Popielas adds: “Everyone was happy to hear the government come up with a DC solution to the pension law. Of course there is still some kind of principal guarantee with this, but nevertheless it is being introduced and the principal guarantee is focused on the retirement age.”

And he believes the reform could lead to a sea change in company funding of pensions in Germany – particularly as the legislation appears in tune with many of the recent proposals set out in the European Commission’s draft directive on supplementary pensions:
“ On a tax neutral basis a company can now transfer its book reserve into a pension fund.
“ We would obviously like to see a pure DC scheme, but this is a nice way forward and what is really interesting to see is that pension funds will not now be over regulated by quantitative restrictions as suggested in the draft directive of the Commission where the talk is of prudent man and qualitative restrictions.
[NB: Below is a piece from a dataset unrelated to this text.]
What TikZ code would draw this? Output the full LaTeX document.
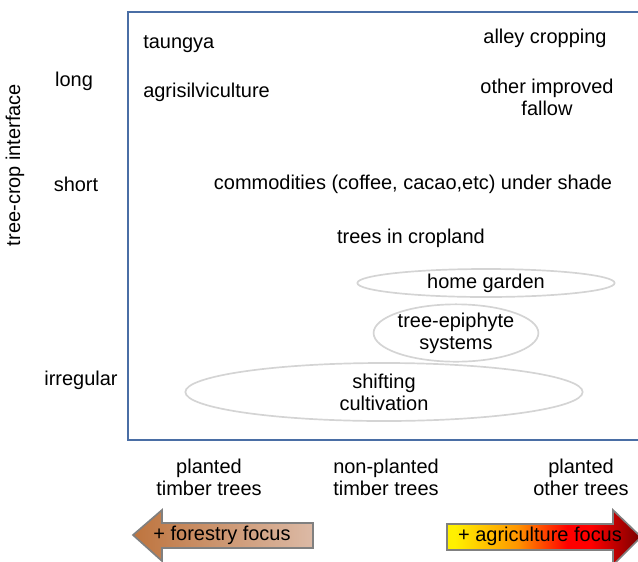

This is a big move forward for Germany.”

However, he notes that Germany’s investment banking community has been somewhat piqued by the inclusion of pensionfonds under insurance regulations.
“ Putting it under the insurance law means that technical provisions will have to be made as they would for a life insurance company.
“This is over regulation. As it is defined at the moment it is not an Anglo-Saxon type pension fund but an insurance product with more investment freedom.

Popielas believes Germany’s powerful insurance lobby may have influenced the debate, but says the asset managers are looking to claw back lost ground: “What we are doing at the moment is fighting for the same vehicle as the insurance industry under our KAGG law – and we want this to be regulated, not by the insurance industry, but by our own banking regulator.
“ For the second pillar in Germany there is no level playing and in the banking industry we are fighting to get this back.”

However, Popielas is upbeat about what the law will do for Germany’s capital markets: “I’m still very bullish because even if the insurance companies get the clients, at the end of the day they will invest the assets into the capital markets – but this time with more investment freedom so we will see a strong move from bonds towards equities.
“ On the other side though we in the asset management industry here would like to have direct access to the clients as well.”

The new legislation will pass to the Bundesrat (Germany’s second chamber for the country’s Länder) on February 16.
“ There is a strong likelihood that in the first instance the Bundesrat will say no to this, but it is not in their interest to reject the whole thing.
“ They are just fighting to get better feedback from central government, “ comments Popielas.

On February 22 the first meeting of the mediation committee between Germany’s lower and upper houses will take place, where amendments are likely to be discussed over one or two meetings before the Bundesrat is expected to pass the legislation.